> _REQUIRED WORK_
Copy exactly, and only, the lines between the start of the entries below and the line containing "import seaborn as sns", both inclusive. Omit pictures.

> _SUPPLIED RECORDS_
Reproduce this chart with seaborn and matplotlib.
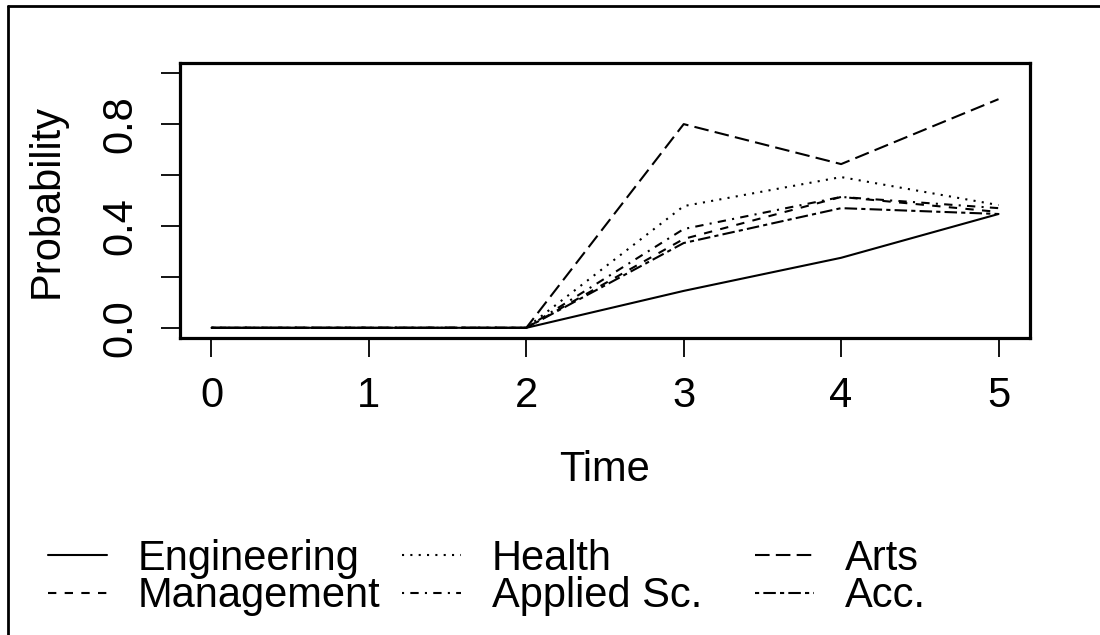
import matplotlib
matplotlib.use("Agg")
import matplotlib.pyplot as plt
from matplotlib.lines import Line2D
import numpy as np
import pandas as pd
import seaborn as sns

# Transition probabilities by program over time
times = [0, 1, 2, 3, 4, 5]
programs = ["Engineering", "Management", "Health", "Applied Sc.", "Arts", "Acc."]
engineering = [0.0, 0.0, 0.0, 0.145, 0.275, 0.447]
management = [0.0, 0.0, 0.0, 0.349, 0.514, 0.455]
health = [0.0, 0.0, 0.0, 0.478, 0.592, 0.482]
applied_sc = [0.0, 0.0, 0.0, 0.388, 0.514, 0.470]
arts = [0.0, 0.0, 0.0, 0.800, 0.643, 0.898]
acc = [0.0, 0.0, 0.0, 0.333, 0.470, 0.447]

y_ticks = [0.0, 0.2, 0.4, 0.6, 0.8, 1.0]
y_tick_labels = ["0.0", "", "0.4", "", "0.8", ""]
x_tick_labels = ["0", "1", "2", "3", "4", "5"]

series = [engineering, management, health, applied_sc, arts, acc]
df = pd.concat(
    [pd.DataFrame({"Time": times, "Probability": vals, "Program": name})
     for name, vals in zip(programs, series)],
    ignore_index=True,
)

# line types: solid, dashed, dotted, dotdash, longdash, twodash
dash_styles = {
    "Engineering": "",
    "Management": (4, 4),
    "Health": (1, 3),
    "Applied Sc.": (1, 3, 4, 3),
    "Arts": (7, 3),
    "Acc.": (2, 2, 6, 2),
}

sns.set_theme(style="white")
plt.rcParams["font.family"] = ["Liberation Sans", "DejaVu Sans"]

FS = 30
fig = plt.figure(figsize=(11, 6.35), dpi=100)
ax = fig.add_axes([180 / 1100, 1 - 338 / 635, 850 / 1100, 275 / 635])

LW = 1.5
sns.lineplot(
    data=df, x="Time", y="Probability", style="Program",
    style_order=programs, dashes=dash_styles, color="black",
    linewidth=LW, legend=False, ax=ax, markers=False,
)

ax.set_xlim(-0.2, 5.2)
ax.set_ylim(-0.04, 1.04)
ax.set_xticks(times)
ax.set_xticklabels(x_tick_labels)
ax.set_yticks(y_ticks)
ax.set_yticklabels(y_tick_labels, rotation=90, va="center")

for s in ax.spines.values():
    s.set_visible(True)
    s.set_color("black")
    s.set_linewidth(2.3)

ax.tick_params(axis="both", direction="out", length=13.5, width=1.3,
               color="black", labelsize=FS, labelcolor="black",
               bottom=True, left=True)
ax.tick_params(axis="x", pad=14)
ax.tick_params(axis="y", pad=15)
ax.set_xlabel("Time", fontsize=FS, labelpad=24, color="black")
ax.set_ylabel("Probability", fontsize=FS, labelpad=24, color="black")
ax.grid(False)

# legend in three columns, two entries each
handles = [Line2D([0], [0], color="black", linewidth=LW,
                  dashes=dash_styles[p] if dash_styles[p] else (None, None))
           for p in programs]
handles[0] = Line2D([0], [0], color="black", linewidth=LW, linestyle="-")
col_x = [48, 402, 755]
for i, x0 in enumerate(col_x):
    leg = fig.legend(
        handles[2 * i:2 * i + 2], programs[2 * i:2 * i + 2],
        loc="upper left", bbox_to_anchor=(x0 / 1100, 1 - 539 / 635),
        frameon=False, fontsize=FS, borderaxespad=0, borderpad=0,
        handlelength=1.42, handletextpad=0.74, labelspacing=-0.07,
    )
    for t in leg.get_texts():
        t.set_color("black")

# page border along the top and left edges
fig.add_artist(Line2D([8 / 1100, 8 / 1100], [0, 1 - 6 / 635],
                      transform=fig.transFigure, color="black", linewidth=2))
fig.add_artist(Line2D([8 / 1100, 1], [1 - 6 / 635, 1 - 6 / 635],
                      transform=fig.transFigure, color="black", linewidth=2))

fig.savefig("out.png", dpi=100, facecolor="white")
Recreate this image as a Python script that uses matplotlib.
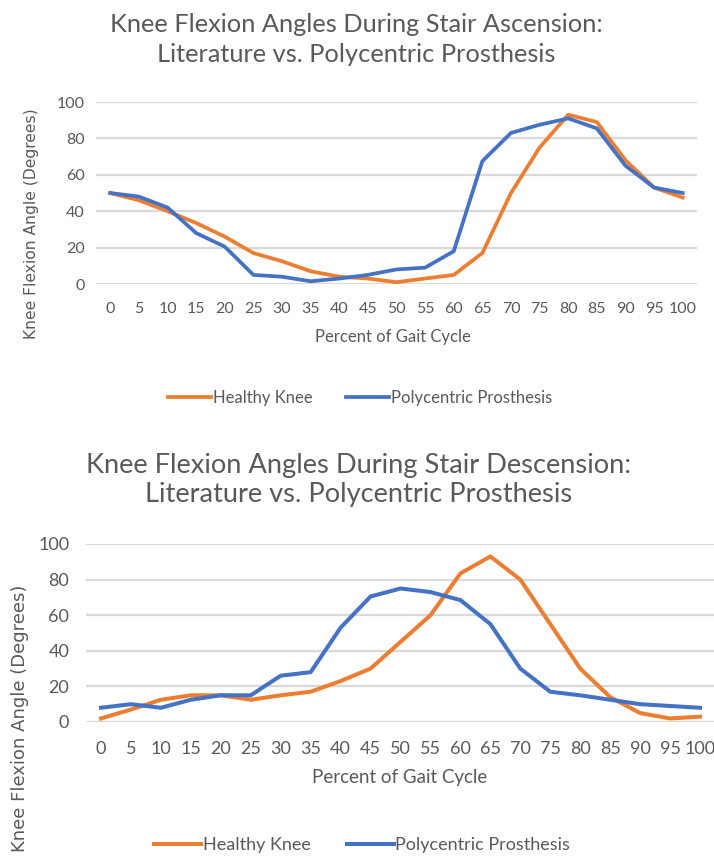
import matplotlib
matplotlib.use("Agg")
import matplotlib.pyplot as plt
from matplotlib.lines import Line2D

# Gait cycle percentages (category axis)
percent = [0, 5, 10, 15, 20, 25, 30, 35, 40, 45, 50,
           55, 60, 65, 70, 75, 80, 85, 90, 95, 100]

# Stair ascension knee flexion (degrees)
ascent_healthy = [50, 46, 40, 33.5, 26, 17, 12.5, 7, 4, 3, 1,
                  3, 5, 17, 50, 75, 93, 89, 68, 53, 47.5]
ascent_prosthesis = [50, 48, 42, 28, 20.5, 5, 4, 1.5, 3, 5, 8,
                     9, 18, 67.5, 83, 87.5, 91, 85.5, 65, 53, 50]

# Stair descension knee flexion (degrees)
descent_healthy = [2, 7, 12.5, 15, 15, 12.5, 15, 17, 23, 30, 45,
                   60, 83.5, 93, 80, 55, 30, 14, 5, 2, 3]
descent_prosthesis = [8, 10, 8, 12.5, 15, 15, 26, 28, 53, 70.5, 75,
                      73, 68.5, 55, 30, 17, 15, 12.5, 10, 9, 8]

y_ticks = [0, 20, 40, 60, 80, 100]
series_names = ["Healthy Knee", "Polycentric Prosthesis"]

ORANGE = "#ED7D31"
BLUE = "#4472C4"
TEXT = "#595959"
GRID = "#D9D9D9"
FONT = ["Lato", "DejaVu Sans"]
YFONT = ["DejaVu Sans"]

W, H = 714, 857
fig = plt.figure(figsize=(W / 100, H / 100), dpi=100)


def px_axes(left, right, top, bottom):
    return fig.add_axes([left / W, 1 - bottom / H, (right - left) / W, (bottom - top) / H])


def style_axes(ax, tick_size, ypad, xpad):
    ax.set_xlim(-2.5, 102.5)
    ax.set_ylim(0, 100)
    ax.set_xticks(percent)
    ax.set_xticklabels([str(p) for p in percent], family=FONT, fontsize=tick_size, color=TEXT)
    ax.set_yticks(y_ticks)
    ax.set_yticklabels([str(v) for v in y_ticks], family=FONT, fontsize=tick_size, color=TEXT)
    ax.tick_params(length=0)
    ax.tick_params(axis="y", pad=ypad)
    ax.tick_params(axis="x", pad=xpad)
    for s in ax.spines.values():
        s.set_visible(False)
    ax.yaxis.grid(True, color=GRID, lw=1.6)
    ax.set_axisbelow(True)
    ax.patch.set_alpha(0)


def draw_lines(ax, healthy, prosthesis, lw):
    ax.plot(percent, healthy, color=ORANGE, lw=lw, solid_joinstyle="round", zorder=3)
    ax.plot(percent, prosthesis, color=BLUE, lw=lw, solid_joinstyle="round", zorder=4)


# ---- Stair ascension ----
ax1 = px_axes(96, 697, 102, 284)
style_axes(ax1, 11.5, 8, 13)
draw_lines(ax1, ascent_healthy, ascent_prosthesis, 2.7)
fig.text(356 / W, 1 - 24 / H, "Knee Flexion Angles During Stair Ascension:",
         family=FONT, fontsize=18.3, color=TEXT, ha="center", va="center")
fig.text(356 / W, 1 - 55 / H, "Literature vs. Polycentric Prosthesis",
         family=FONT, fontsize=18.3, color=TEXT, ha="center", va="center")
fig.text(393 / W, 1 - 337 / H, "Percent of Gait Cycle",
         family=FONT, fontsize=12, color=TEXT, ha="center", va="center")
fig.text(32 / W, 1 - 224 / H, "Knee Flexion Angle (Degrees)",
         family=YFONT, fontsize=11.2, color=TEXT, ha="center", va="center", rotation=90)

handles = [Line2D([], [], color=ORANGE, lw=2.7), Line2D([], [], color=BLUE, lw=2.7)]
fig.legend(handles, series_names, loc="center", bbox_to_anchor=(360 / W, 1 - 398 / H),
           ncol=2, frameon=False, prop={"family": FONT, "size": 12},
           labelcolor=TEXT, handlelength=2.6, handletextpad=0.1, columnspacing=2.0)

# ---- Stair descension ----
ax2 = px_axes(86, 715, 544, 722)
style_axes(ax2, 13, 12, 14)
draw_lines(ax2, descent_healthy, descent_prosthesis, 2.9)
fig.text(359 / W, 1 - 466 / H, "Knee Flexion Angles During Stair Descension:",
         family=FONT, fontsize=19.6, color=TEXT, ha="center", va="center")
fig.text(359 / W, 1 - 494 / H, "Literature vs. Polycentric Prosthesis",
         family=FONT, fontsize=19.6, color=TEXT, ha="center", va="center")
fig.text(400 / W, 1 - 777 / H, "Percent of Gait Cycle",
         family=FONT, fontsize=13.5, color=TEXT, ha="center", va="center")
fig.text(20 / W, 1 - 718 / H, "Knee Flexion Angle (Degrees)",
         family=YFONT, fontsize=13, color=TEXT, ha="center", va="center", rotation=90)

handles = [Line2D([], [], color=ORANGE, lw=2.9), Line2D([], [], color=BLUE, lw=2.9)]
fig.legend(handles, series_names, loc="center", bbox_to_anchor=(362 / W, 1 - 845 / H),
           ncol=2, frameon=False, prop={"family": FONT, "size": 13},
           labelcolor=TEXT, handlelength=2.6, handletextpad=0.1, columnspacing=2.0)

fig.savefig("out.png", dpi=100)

> _CORRECT RESPONSE_
Reproduce this chart with seaborn and matplotlib.
import matplotlib
matplotlib.use("Agg")
import matplotlib.pyplot as plt
from matplotlib.lines import Line2D
import numpy as np
import pandas as pd
import seaborn as sns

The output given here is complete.